ROME (Reuters) - More than 300 people died trying to cross the sea from Africa to Italy this week, the U.N. refugee agency said on Wednesday, adding pressure on Europe to expand a border operation that lacks a clear mandate to save lives.
The high number of deaths, including 29 people who died of hypothermia on the deck of an Italian coast guard boat hours after being pulled from the water, has re-ignited criticism of Italy’s decision last year to end a full-scale search and rescue mission.
Among the latest incidents, an Italian tug boat rescued nine people, the only known survivors from two boats that sank, and brought them to the Italian island of Lampedusa on Wednesday. More than 200 people remain unaccounted for.
Prime Minister Matteo Renzi said the disaster highlighted the state of near-anarchy in Libya, where people smugglers can charge up to $2,000 for the crossing.
“For months, for years, Libya has been totally out of control,” he said in an interview with SkyTG24 television, and he would bring the issue up at this week’s meeting of European Union leaders in Brussels.

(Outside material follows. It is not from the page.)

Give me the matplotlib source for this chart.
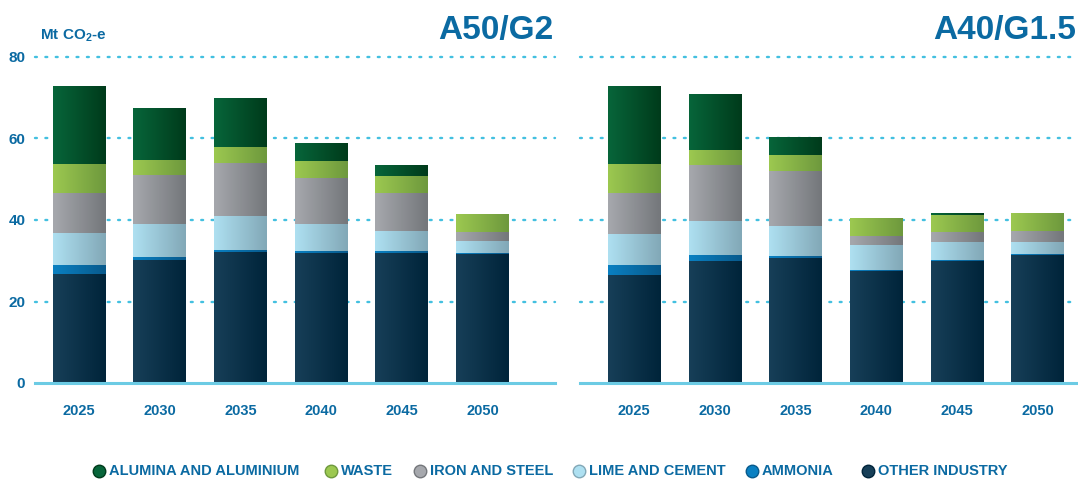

Two of the boats were part of a four-vessel flotilla that left a beach near Libya’s capital Tripoli on Saturday, said Carlotta Sami, spokeswoman for the United Nations High Commissioner for Refugees (UNHCR) in Italy.
A third vessel, carrying around 100 migrants, is still missing, survivors said. A 12-year-old boy is among the missing, most of them young African men. The Italian coast guard picked up 105 people on Sunday from the fourth boat, 29 of whom subsequently died of cold while on deck on the journey to shore.
“We know what fate we are going towards and the probability of dying ... But it is a sacrifice we consciously make to have a future,” one survivor told International Organisation for Migration (IOM) staff in Lampedusa.
The survivors are from Ivory Coast, Senegal, Gambia, Niger, Mali and Mauritania, the IOM said. The UNHCR estimated the death toll of at least 300 over the last week on the basis of interviews with survivors.
“What’s happening now is worse than a tragedy — it is a crime, one as bad as any I have seen in 50 years of service,” IOM Director General William Lacy Swing said.
“These smuggling networks act with virtual impunity and hundreds are dying. The world must act.”
Italy ended its large-scale search-and-rescue mission Mare Nostrum last year because of the cost and amid criticism from some who said it merely encouraged people to make the crossing.
Mare Nostrum was set up after more than 360 migrants drowned when their boat capsized near the Italian coast in October 2013.
It has been replaced by an EU border control mission, Triton, that does not have a specific search-and-rescue mandate and which has fewer ships and a smaller area of operation that hugs close to the Italian coast instead of reaching toward Africa like Mare Nostrum did.
Including those in the four boats, some 350 migrants have died since the start of 2015, compared to 12 lost during the same period last year, when Mare Nostrum was still in place.
“What we have from the EU is not a response ... to the scale of the crisis we have to face,” the UNHCR’s Sami told Reuters.
On Tuesday, Italian Interior Minister Angelino Alfano appealed for a “more vigorous” European response to the crisis, and Foreign Minister Paolo Gentiloni said the EU’s Triton mission “is not enough”, according to Italian media.